The End of the $1 Million Rule
This is vital information for international investors looking at the Angolan market. In the past, legislation required very high sums for investors to access tax and customs incentives and repatriation guarantees, setting limits of USD 1,000,000 for foreigners and USD 500,000 for domestic investors. However, it is essential to clarify that the current Private Investment Law (Law No. 10/18, as amended by Law No. 10/21) has definitively eliminated the requirement for a minimum investment.
Incentives and Repatriation
Today, the law applies to investments of any value. From the moment your investment is registered with AIPEX, you are legally guaranteed the right to repatriate profits and dividends abroad, as well as automatic access to tax benefits and incentives (under the Prior Declaration and Special Regimes). Furthermore, the current law has abolished the requirement for mandatory partnerships, meaning that foreign investors are no longer obliged to have an Angolan citizen partner and can hold 100% of the capital of their business.
Despite this freedom for small and medium-sized investments, it is important to highlight that the law provides for a special negotiation model — the Contractual Regime . This regime, which allows investors to negotiate "tailor-made" incentives and facilities directly with the State, applies to larger investment projects, specifically those exceeding USD 10 million and guaranteeing the creation of at least 50 direct jobs for nationals.
How to prove the deposit of share capital?

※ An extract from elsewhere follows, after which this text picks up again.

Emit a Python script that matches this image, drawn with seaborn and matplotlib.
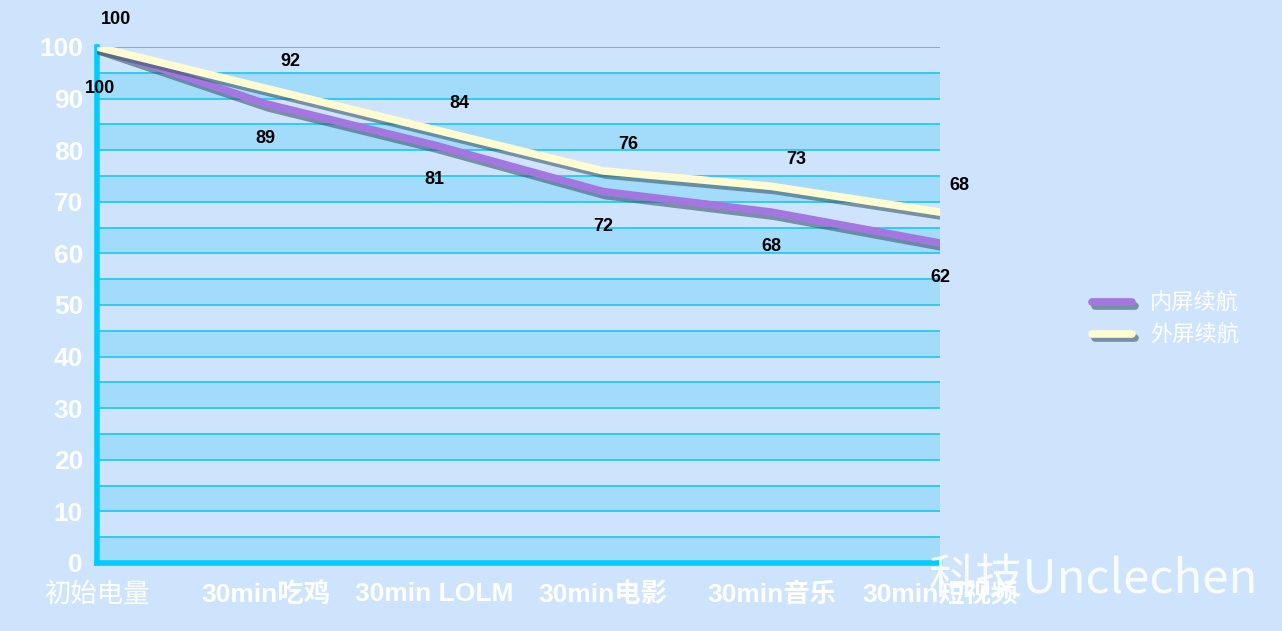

Account "Under Construction"
For companies that require the immediate deposit of share capital—as is the mandatory case for Public Limited Companies (SA) or Limited Liability Companies (Lda.) where shareholders choose not to use the flexibility of deferring capital—the founders must open a provisional bank account . The Angolan banking system allows the opening of accounts for companies in the "in formation" phase, simply by presenting the preliminary documents of the process, such as the Certificate of Admissibility of Firm and the Draft Articles of Association. This account must be opened in the name of the future company and is intended to receive the cash inflows required to start the business.
The Bank Statement
We remind entrepreneurs that the Single Business Window (GUE) and notary offices require material proof that the share capital has been properly allocated. Commercial law establishes that cash contributions must be proven by presenting a deposit slip (often known as a bordereau) or any other official document issued by the banking institution, such as a letter or confirmation statement. This proof is fundamental and must unequivocally state that the funds were deposited into the account opened in the name of the company to be incorporated, being a mandatory requirement to formalize the incorporation and complete the final registration.